| TASK STATEMENT |
In the listing below, pick out lines with "this".

| INPUT |
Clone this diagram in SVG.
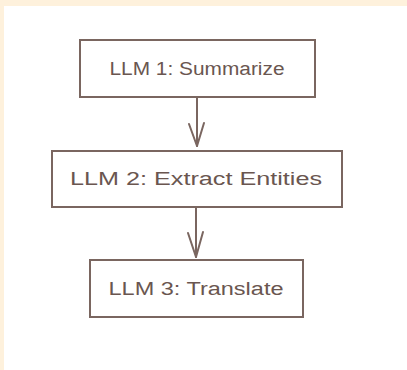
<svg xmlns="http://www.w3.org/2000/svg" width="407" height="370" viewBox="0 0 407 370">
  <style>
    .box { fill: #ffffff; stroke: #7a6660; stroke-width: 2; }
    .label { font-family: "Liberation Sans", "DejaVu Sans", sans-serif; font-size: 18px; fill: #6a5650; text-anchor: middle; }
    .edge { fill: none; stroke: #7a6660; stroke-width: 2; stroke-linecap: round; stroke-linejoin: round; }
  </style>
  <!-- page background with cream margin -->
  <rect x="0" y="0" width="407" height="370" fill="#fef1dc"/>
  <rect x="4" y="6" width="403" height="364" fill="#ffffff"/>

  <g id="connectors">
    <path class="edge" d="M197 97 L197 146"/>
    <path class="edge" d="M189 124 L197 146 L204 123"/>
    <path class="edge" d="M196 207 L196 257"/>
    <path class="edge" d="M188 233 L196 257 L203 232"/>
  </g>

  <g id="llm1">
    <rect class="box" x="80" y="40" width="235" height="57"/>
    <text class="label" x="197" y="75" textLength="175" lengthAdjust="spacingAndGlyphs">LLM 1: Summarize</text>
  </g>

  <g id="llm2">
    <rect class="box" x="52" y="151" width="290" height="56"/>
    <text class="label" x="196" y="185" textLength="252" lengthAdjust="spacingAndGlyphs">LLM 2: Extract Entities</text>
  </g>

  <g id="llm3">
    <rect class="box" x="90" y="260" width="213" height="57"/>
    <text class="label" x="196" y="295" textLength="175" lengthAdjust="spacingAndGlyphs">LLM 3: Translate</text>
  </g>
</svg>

---

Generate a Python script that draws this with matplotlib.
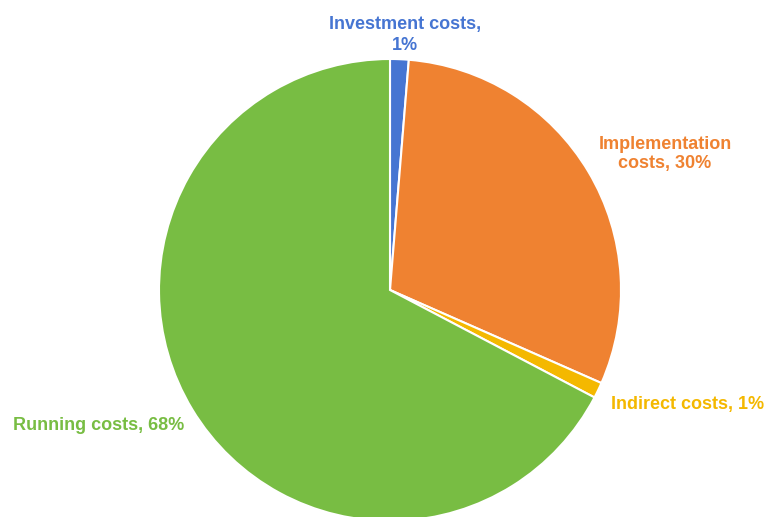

| RESULT OF THE TASK |
Clone this diagram in SVG.
Generate a Python script that draws this with matplotlib.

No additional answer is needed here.